| INSTRUCTION |
Copy each line below that includes "matplotlib".

| DATASET EXCERPT |
** begin **
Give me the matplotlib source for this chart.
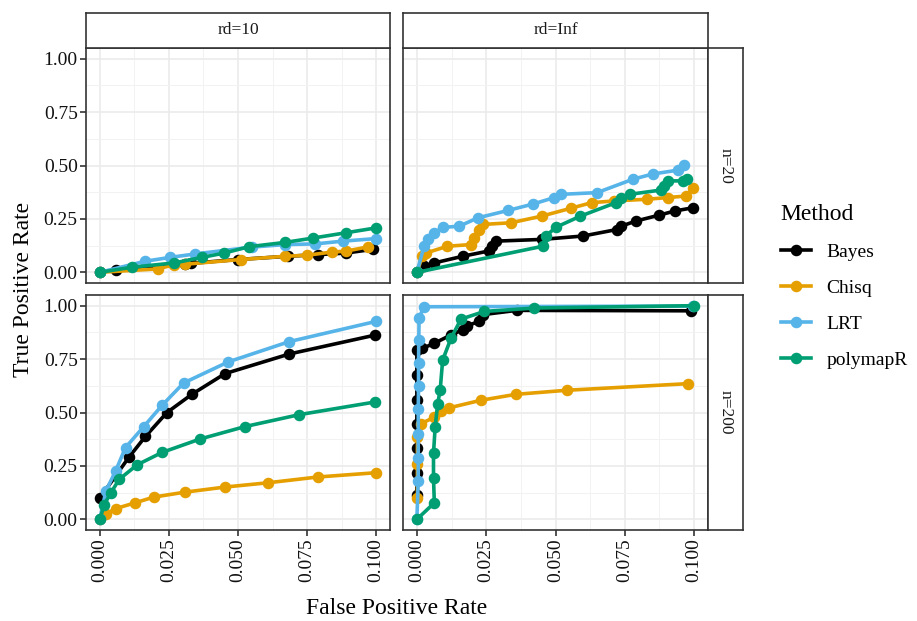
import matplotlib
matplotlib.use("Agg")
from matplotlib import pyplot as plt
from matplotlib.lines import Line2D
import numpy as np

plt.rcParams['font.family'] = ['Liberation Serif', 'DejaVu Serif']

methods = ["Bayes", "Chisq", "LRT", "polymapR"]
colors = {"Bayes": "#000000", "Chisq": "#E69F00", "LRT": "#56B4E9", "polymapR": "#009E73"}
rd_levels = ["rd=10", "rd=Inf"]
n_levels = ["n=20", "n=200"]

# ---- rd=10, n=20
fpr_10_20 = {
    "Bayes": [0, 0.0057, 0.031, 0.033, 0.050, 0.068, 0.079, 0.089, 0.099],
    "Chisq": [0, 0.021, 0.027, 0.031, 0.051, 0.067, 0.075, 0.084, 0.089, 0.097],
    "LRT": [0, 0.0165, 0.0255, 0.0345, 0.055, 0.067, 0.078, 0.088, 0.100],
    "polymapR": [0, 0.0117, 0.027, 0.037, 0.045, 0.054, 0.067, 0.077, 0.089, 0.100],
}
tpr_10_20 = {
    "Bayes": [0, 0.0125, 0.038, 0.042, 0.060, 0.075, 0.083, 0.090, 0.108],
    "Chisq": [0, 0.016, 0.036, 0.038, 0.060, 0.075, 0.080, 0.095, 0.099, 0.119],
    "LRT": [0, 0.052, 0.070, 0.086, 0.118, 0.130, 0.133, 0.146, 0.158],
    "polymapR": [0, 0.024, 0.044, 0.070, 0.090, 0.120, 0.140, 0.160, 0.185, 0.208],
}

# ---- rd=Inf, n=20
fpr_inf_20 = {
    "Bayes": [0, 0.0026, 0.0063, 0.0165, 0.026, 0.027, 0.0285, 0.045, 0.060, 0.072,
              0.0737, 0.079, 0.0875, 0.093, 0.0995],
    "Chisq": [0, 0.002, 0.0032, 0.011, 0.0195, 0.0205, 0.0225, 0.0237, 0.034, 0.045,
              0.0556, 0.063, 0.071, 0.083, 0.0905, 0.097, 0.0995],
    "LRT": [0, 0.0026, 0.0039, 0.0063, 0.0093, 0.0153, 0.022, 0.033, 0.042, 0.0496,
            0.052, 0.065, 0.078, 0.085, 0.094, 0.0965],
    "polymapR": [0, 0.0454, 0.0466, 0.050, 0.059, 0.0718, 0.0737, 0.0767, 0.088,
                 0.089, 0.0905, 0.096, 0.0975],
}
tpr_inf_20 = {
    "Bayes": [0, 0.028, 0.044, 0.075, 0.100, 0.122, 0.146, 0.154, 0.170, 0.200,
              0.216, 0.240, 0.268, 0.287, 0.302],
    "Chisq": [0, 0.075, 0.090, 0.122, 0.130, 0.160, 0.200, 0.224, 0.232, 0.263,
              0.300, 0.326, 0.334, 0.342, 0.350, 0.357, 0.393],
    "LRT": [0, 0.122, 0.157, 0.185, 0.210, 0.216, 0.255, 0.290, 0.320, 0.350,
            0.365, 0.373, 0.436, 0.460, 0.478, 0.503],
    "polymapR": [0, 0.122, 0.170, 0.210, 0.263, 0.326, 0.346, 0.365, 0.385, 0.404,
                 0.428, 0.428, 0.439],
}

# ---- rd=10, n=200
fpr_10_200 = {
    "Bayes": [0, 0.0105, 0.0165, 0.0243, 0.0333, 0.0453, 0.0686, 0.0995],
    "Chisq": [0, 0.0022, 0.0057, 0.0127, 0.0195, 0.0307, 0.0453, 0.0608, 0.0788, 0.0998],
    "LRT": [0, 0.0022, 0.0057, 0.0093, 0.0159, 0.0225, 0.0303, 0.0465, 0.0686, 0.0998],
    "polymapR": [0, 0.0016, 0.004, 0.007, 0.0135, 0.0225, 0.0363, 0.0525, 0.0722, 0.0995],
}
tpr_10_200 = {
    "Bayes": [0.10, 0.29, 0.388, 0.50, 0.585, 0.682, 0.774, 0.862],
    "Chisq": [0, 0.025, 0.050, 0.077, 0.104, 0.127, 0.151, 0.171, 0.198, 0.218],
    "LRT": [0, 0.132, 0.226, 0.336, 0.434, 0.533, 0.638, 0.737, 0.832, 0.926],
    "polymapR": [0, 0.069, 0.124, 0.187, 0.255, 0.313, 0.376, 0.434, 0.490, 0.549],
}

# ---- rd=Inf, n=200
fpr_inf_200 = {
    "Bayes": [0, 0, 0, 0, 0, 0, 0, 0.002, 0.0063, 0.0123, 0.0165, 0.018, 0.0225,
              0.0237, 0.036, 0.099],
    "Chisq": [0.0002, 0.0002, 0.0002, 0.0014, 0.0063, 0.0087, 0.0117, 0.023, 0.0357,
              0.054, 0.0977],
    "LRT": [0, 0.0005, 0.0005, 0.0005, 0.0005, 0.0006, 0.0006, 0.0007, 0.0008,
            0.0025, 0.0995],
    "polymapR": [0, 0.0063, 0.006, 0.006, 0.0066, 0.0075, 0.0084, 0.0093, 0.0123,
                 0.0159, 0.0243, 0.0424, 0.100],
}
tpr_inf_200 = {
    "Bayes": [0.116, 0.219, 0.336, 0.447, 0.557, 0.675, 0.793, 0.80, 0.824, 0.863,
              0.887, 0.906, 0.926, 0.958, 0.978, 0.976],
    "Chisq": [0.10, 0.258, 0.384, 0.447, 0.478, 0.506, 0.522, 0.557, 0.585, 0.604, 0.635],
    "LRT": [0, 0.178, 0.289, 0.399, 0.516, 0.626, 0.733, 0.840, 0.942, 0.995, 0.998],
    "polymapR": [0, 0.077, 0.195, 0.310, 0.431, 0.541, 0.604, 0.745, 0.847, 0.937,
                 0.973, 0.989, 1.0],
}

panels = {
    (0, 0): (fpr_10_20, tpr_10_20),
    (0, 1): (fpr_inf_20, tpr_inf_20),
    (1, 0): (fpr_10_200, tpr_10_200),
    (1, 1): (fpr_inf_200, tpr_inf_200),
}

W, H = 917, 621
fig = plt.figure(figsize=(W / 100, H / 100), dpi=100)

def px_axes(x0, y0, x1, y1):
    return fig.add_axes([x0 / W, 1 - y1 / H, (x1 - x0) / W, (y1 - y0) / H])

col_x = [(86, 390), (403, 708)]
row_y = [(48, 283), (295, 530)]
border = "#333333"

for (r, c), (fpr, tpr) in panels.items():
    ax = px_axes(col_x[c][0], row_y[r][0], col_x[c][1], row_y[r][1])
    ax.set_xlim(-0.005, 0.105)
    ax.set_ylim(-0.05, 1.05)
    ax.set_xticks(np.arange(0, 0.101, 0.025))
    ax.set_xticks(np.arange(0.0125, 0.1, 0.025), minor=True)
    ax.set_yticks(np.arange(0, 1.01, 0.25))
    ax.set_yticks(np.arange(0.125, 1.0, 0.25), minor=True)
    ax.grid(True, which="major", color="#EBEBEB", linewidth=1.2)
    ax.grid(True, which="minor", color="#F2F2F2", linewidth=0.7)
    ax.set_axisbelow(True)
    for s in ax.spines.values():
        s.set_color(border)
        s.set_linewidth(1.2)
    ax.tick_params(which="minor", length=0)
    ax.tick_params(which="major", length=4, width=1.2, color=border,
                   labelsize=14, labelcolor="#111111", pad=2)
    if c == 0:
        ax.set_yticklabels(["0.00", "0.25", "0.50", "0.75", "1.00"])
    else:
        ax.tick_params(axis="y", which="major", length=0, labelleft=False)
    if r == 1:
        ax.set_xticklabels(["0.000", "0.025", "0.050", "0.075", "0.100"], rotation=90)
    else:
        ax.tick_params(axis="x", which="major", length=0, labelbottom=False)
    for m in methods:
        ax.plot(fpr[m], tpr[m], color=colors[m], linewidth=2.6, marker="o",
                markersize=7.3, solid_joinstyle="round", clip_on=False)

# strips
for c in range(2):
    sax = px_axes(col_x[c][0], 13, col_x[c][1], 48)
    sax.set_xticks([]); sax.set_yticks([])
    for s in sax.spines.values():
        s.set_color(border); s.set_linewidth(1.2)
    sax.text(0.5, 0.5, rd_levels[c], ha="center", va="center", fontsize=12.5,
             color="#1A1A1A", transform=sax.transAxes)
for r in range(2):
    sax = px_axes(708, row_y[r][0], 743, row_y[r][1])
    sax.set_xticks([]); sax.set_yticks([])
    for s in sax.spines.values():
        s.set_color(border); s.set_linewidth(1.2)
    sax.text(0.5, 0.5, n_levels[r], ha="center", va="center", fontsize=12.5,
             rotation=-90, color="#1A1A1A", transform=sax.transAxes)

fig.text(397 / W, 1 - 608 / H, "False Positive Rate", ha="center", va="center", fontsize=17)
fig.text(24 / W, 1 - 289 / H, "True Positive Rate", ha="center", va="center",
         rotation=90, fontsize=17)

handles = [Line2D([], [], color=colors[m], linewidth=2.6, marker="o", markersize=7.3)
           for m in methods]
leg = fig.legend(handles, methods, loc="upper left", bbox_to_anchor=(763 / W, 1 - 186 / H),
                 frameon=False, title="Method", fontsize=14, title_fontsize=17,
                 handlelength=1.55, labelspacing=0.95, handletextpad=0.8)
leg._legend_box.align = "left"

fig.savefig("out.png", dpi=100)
** end **
| RESPONSE |
Give me the matplotlib source for this chart.
import matplotlib
matplotlib.use("Agg")
from matplotlib import pyplot as plt
from matplotlib.lines import Line2D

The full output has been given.